Our Cyber Risk security professionals are industry leading experts in security and can assist your organisation as well as your business partners and customers when it comes to planning, and assessing service provider compliance
Timings for compliance
The deadline for implementing and achieving compliance with these new requirements is the end of January next year. Even if one of your customers had completed their assessment just before the ‘best practice’ requirements deadline date (marking those requirements as ‘Not applicable because they are best practice’) that does not mean they can wait the twelve months until their next compliance assessment to implement the new requirements applicable to them.
In their Attestation of Compliance, businesses have agreed that they ‘must maintain PCI DSS compliance, as applicable to my environment, at all times’. This means, that businesses must implement the requirements ahead of the 31st January 2018 deadline, even if they will not be formally assessed for compliance until many months after the deadline has passed.
The PCI SSC gives an example of this for service provider PCI DSS requirement 220.127.116.11, in one of their FAQs. This requirement obliges service providers using segmentation to undertake testing of their segmentation controls at least every six months. The service provider’s processes must ensure that segmentation penetration testing is undertaken within six months of 1st February 2018. When the service provider’s annual assessment is due, they must be able to provide penetration test results that confirm the segmentation testing was performed to the schedule required by the PCI DSS.
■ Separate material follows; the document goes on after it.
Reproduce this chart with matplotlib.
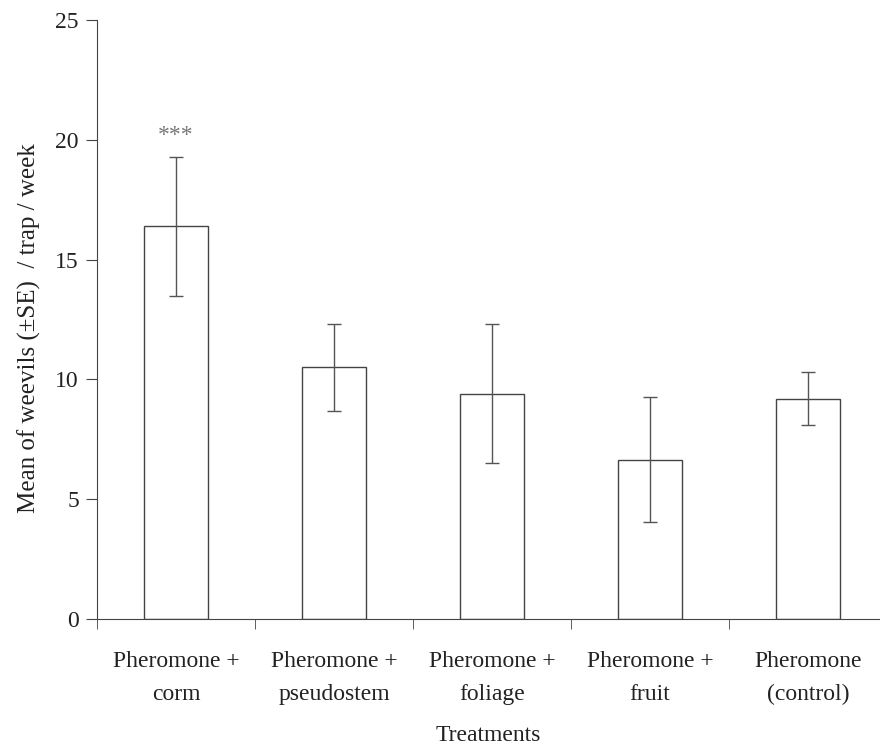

For example, if a service provider’s annual assessment took place in October 2018, the assessing QSA would expect to see that:
- Their methodology and processes for penetration testing had been updated, prior to 31st January 2018, to include the requirement for testing of their segmentation controls at least every six months;
- Segmentation penetration testing had been performed at least once since February 2018, or more frequently if re-validation of PCI DSS scope was required due to changes.